Ow maaf, aku ngelantur. Kemarin aku berada di tempat ini. Disini ada fashion show. Diantara para pembesuk itu serombongan peragawati berjalan dengan anggunnya. Warna pakaian mereka senada dan terlihat mentereng membuat mata semua orang melirik. Tempat ini, lorong ini, benar-benar tepat sebagai catwalk mereka. Ah tidak. Bukan mereka saja, bukankah aku juga termasuk salah seorang dari mereka??

Teman, kemarin aku berada di tempat ini, berjalan terus tanpa melihat ujung. Yang ada di depanku hanya orang yang lalu lalang, gedung putih di kiri dan kanan, dan dua belokan yaitu kiri dan kanan. Belokan itu mirip kehidupan manusia. Belokan itu adalah pilihan hidup manusia. Manusia hidup selalu berada dalam 2 pilihan, benar atau salah, jahat atau baik, hitam atau putih. Akal, hati, dan hawa nafsunya berdiskusi untuk memilih jalan mana. Setiap jalan sudah ada konsekuensinya. Semua orang tahu kalau memilih jalan yang salah pasti akan tersesat. Sebaliknya, jalan yang benar akan menuntun pada tujuan. Hanya, apakah orang itu tahu jalan yang tempuhnya itu salah atau benar? Dia perlu bertanya pada orang yang lebih tahu.

Teman, kemarin aku berada di tempat ini. Semua terlihat serba putih, lantai keramik putih, dinding dicat putih, suster berpakaian putih, hanya sekarang dokter tidak melulu berpakaian putih, bercelana jeans pun jadi. Aku diam-diam bersyukur tidak pernah berada di tempat seperti ini lama-lama. A'udzubillah, mudah-mudahan tidak pernah. Terbayang, betapa bosannya tidur di atas seprei putih, diantara bantal putih dan dinding putih dan dikelilingi gorden putih. Fuih, padahal warna di jagat raya ini ada jutaan, man!
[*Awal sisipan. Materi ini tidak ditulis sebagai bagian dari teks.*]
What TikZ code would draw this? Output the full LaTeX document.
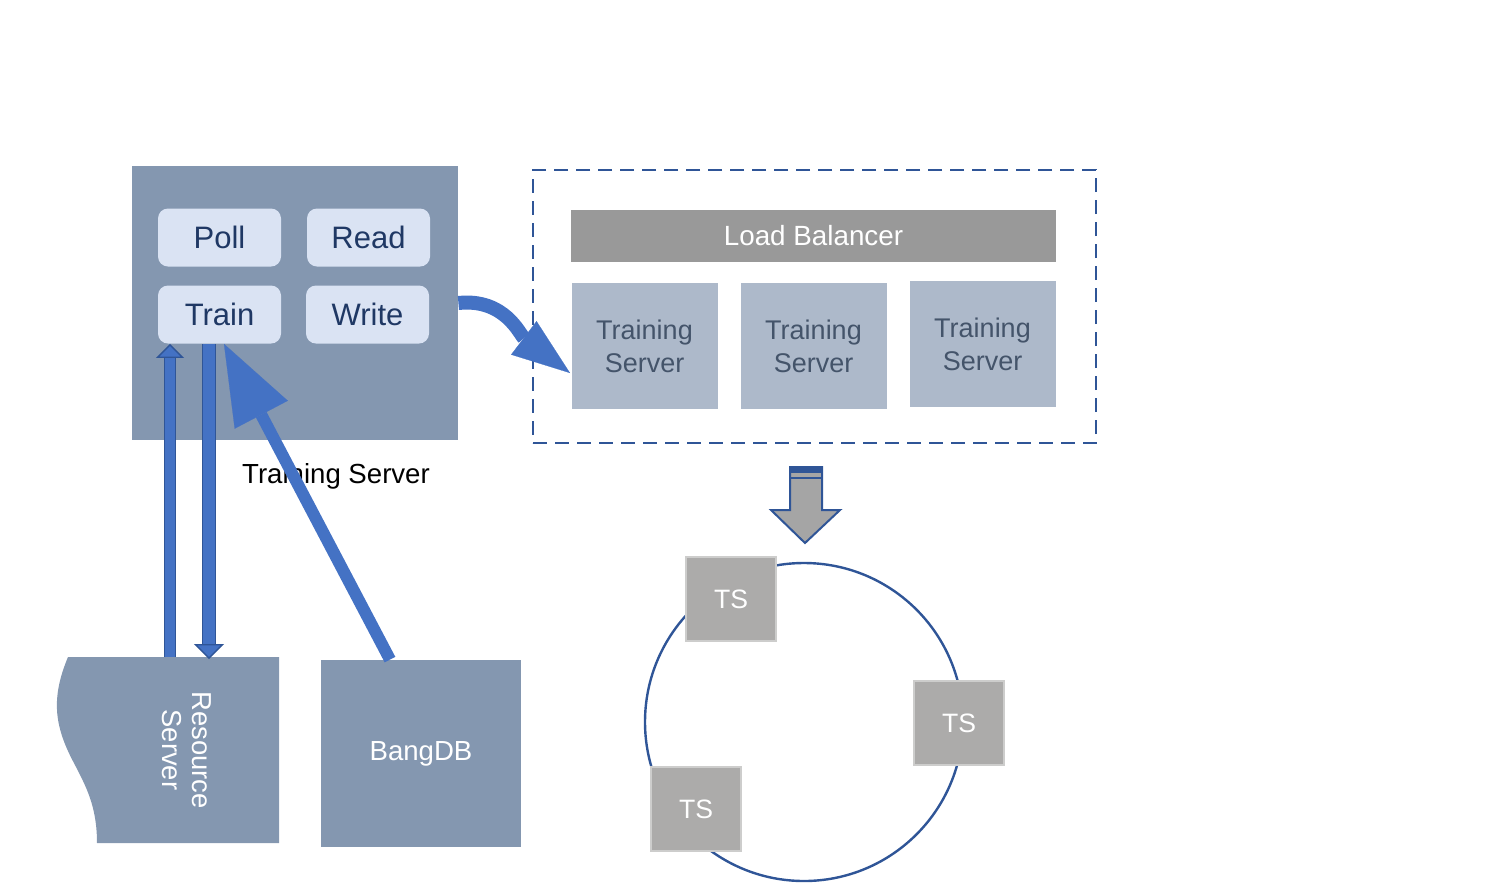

Betapa mengerikannya ketika kita tidak bisa berbuat apa-apa dan semua hal mesti dibantu orang, makan, minum, ke WC, mandi, wudhu! Merepotkan saja! Betapa tidak nyamannya ketika harus minum obat setiap saat. Alhamdulillaah, kata Rasulullah -kata Raihan juga- kita mesti bersyukur atas nikmat sehat sebelum sakit. Allahumma 'aafinii fi badani, allahumma 'aafin fii sam'ii, allhumma 'aafini fii basharii, laailaaha illaa anta.

Aku kemarin aku berada di tempat ini, di lorong ini, lorong rumah sakit. Banyak penulis cari inspirasi disini. Entah besok aku akan ada dimana. Aku selalu menanti kejutan. Walau tak selalu menyenangkan, menangkap berbagai hikmah yang tersembunyi dari segala kejadian akan menjadi hal yang menyenangkan. Kenapa? Karena kamu akan jadi orang yang serba bisa. Kamu bisa bicara dengan angin yang berhembus, kamu bisa bicara dengan dinding dan dengan hati manusia. Yah, tidak seekstrim itu sih, tidak seperti Nabi Sulaiman yang bisa bicara dengan semut dan binatang lain. Tapi, kamu bisa merasakannya, menggali hikmah dengan hatimu.